[START]
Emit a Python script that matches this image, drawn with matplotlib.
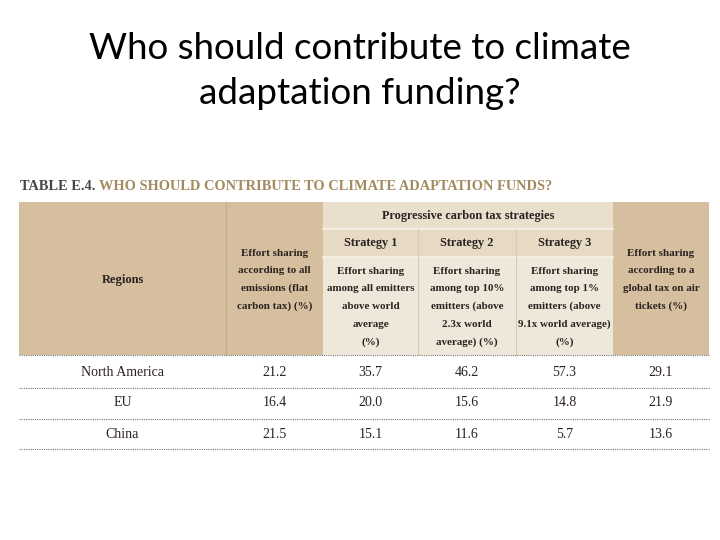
import matplotlib.pyplot as plt
from matplotlib.patches import Rectangle

# Data
regions = ["North America", "EU", "China"]
flat_tax = [21.2, 16.4, 21.5]
strategy_1 = [35.7, 20.0, 15.1]
strategy_2 = [46.2, 15.6, 11.6]
strategy_3 = [57.3, 14.8, 5.7]
air_tickets = [29.1, 21.9, 13.6]

title = "Who should contribute to climate\nadaptation funding?"
caption_lead = "TABLE E.4. "
caption_text = "WHO SHOULD CONTRIBUTE TO CLIMATE ADAPTATION FUNDS?"
group_header = "Progressive carbon tax strategies"
strategy_names = ["Strategy 1", "Strategy 2", "Strategy 3"]
col_headers = [
    "Effort sharing\naccording to all\nemissions (flat\ncarbon tax) (%)",
    "Effort sharing\namong all emitters\nabove world\naverage\n(%)",
    "Effort sharing\namong top 10%\nemitters (above\n2.3x world\naverage) (%)",
    "Effort sharing\namong top 1%\nemitters (above\n9.1x world average)\n(%)",
    "Effort sharing\naccording to a\nglobal tax on air\ntickets (%)",
]

tan = "#d5bf9f"
light = "#e9dfcc"
lighter = "#efe8da"
ink = "#2b2220"
gold = "#a38b5f"
serif = "Liberation Serif"

fig = plt.figure(figsize=(7.2, 5.4), dpi=100)
ax = fig.add_axes([0, 0, 1, 1])
ax.set_xlim(0, 720)
ax.set_ylim(540, 0)
ax.axis("off")

# slide title
ax.text(360, 71, title, ha="center", va="center", fontsize=26.5,
        family="Lato", linespacing=1.45, color="black")

# table caption
t = ax.text(20, 186, caption_lead, ha="left", va="center", fontsize=10.4,
            family=serif, weight="bold", color="#4a4444")
fig.canvas.draw()
bb = t.get_window_extent().transformed(ax.transData.inverted())
ax.text(bb.x1, 186, caption_text, ha="left", va="center", fontsize=10.4,
        family=serif, weight="bold", color=gold)

# column layout
edges = [19, 226, 323, 418, 516, 613, 709]
centers = [(a + b) / 2 for a, b in zip(edges[:-1], edges[1:])]
top, row_a, row_b, head_bot = 202, 229, 257, 355

# header backgrounds
ax.add_patch(Rectangle((edges[0], top), edges[2] - edges[0], head_bot - top, color=tan, lw=0))
ax.add_patch(Rectangle((edges[5], top), edges[6] - edges[5], head_bot - top, color=tan, lw=0))
ax.add_patch(Rectangle((edges[2], top), edges[5] - edges[2], row_a - top, color=light, lw=0))
ax.add_patch(Rectangle((edges[2], row_a), edges[5] - edges[2], row_b - row_a, color="#e6dac5", lw=0))
ax.add_patch(Rectangle((edges[2], row_b), edges[5] - edges[2], head_bot - row_b, color=lighter, lw=0))

ax.plot([edges[1], edges[1]], [top, head_bot], color="#c2ab89", lw=0.8)
for y in [row_a, row_b]:
    ax.plot([edges[2], edges[5]], [y, y], color="#f6f1e8", lw=1.2)
for x in edges[3:5]:
    ax.plot([x, x], [row_a, head_bot], color="#d8cbb4", lw=0.8)

hs = 7.9
step = 17.8


def header_block(x, y_first, txt):
    # one line at a time so the spacing matches the printed table
    for k, line in enumerate(txt.split("\n")):
        ax.text(x, y_first + k * step, line, ha="center", va="center",
                fontsize=hs, family=serif, weight="bold", color=ink)


ax.text(centers[0], 280, "Regions", ha="center", va="center", fontsize=9,
        family=serif, weight="bold", color=ink)
header_block(centers[1], 253, col_headers[0])
ax.text(468, 216, group_header, ha="center", va="center", fontsize=8.8,
        family=serif, weight="bold", color=ink)
for i in range(3):
    ax.text(centers[2 + i], 243, strategy_names[i], ha="center", va="center",
            fontsize=8.8, family=serif, weight="bold", color=ink)
    header_block(centers[2 + i], 271, col_headers[1 + i])
header_block(centers[5], 253, col_headers[4])

# body rows
row_y = [372, 403, 434]
line_y = [head_bot, 388, 419, 449]
for y in line_y:
    ax.plot([edges[0], edges[6]], [y, y], color="#777777", lw=0.8, ls=(0, (1, 1)))

columns = [flat_tax, strategy_1, strategy_2, strategy_3, air_tickets]
for r, name in enumerate(regions):
    ax.text(centers[0], row_y[r], name, ha="center", va="center", fontsize=10,
            family=serif, color=ink)
    for c, vals in enumerate(columns):
        ax.text(centers[c + 1], row_y[r], f"{vals[r]:.1f}", ha="center", va="center",
                fontsize=10, family=serif, color=ink)

fig.savefig("out.png", dpi=100)
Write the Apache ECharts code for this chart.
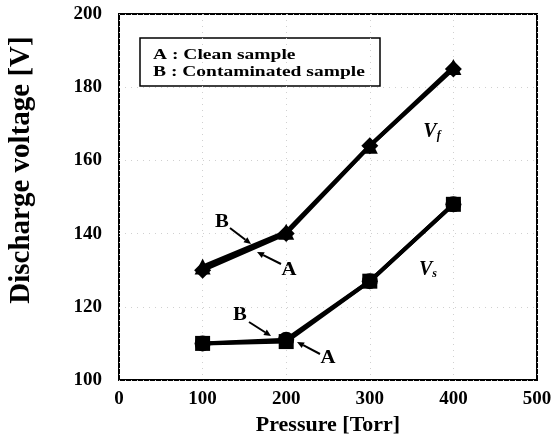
<!DOCTYPE html>
<html>
<head>
<meta charset="utf-8">
<script src="https://cdn.jsdelivr.net/npm/echarts@6/dist/echarts.min.js"></script>
<style>
  html, body { margin: 0; padding: 0; background: #fff; }
  #chart { width: 560px; height: 443px; }
</style>
</head>
<body>
<div id="chart"></div>
<script>
// pressure [Torr]
const pressure = [100, 200, 300, 400];
// firing voltage Vf
const vfClean = [130, 140, 164, 185];
const vfContaminated = [131, 140.5, 164, 185.5];
// sustaining voltage Vs
const vsClean = [110, 111, 127, 148];
const vsContaminated = [110, 110.5, 127, 148];

const xTicks = [0, 100, 200, 300, 400, 500];
const yTicks = [100, 120, 140, 160, 180, 200];

const serif = '"Liberation Serif", "DejaVu Serif", serif';

const pairs = function (ys) {
    return pressure.map((x, i) => [x, ys[i]]);
};

// small arrow: line from (x1,y1) with head at (x2,y2)
const arrow = function (x1, y1, x2, y2) {
    const a = Math.atan2(y2 - y1, x2 - x1);
    const len = 7, w = 3.2;
    const bx = x2 - len * Math.cos(a), by = y2 - len * Math.sin(a);
    const px = -Math.sin(a) * w, py = Math.cos(a) * w;
    return [
        { type: 'line', shape: { x1: x1, y1: y1, x2: bx, y2: by }, style: { stroke: '#000', lineWidth: 2 } },
        { type: 'polygon', shape: { points: [[x2, y2], [bx + px, by + py], [bx - px, by - py]] }, style: { fill: '#000' } }
    ];
};

const letter = function (txt, x, y) {
    return {
        type: 'text', x: x, y: y, scaleX: 1.15,
        style: { text: txt, font: 'bold 18px ' + serif, fill: '#000', align: 'center', verticalAlign: 'middle' }
    };
};

const lineSeries = function (name, data, symbol, size) {
    return {
        name: name,
        type: 'line',
        data: pairs(data),
        symbol: symbol,
        symbolSize: size,
        lineStyle: { color: '#000', width: 4 },
        itemStyle: { color: '#000' },
        emphasis: { disabled: true }
    };
};

const chart = echarts.init(document.getElementById('chart'));

const option = {
    animation: false,
    grid: {
        left: 119, right: 23, top: 14, bottom: 63,
        show: true, borderColor: '#000', borderWidth: 2
    },
    xAxis: {
        type: 'value',
        min: xTicks[0], max: xTicks[xTicks.length - 1], interval: 100,
        name: 'Pressure [Torr]',
        nameLocation: 'middle',
        nameGap: 32,
        nameTextStyle: { fontFamily: serif, fontWeight: 'bold', fontSize: 22, color: '#000' },
        axisLine: { show: false },
        axisTick: { show: false },
        axisLabel: { margin: 10, fontFamily: serif, fontWeight: 'bold', fontSize: 19, color: '#000' },
        splitLine: { show: true, lineStyle: { color: '#d0d0d0', type: [1, 5], width: 1 } }
    },
    yAxis: {
        type: 'value',
        min: yTicks[0], max: yTicks[yTicks.length - 1], interval: 20,
        axisLine: { show: false },
        axisTick: { show: false },
        axisLabel: { margin: 17, fontFamily: serif, fontWeight: 'bold', fontSize: 19, color: '#000' },
        splitLine: { show: true, lineStyle: { color: '#d0d0d0', type: [1, 5], width: 1 } }
    },
    series: [
        lineSeries('Vf A : Clean sample', vfClean, 'diamond', 17),
        lineSeries('Vf B : Contaminated sample', vfContaminated, 'triangle', 16),
        lineSeries('Vs B : Contaminated sample', vsContaminated, 'rect', 15),
        lineSeries('Vs A : Clean sample', vsClean, 'circle', 16)
    ],
    graphic: [
        {
            type: 'text', x: 22, y: 170, rotation: Math.PI / 2,
            style: { text: 'Discharge voltage [V]', font: 'bold 29px ' + serif, fill: '#000', align: 'center', verticalAlign: 'middle' }
        },
        {
            type: 'rect', shape: { x: 140, y: 38, width: 240, height: 48 },
            style: { fill: '#fff', stroke: '#000', lineWidth: 1.5 }
        },
        {
            type: 'text', x: 153, y: 55, scaleX: 1.3,
            style: { text: 'A : Clean sample', font: 'bold 15px ' + serif, fill: '#000', verticalAlign: 'middle' }
        },
        {
            type: 'text', x: 153, y: 72, scaleX: 1.3,
            style: { text: 'B : Contaminated sample', font: 'bold 15px ' + serif, fill: '#000', verticalAlign: 'middle' }
        },
        {
            type: 'text', x: 432, y: 132,
            style: {
                text: '{v|V}{s|f}',
                rich: {
                    v: { font: 'italic bold 20px ' + serif, fill: '#000' },
                    s: { font: 'italic bold 12px ' + serif, fill: '#000', padding: [8, 0, 0, 0] }
                },
                align: 'center', verticalAlign: 'middle'
            }
        },
        {
            type: 'text', x: 428, y: 270,
            style: {
                text: '{v|V}{s|s}',
                rich: {
                    v: { font: 'italic bold 20px ' + serif, fill: '#000' },
                    s: { font: 'italic bold 12px ' + serif, fill: '#000', padding: [8, 0, 0, 0] }
                },
                align: 'center', verticalAlign: 'middle'
            }
        },
        letter('B', 222, 222),
        letter('A', 289, 270),
        letter('B', 240, 315),
        letter('A', 328, 358)
    ].concat(
        arrow(230, 228, 251, 244),
        arrow(281, 264, 257, 252),
        arrow(249, 322, 271, 336),
        arrow(320, 354, 297, 342)
    )
};

chart.setOption(option);
</script>
</body>
</html>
[END]
§ DIRECTIVE
Pictures do not belong in the copy. Repeat only the lines from the top of the records through the line containing "from matplotlib.patches import Rectangle".

§ SOLUTION FOR THIS PROBLEM
Emit a Python script that matches this image, drawn with matplotlib.
import matplotlib.pyplot as plt
from matplotlib.patches import Rectangle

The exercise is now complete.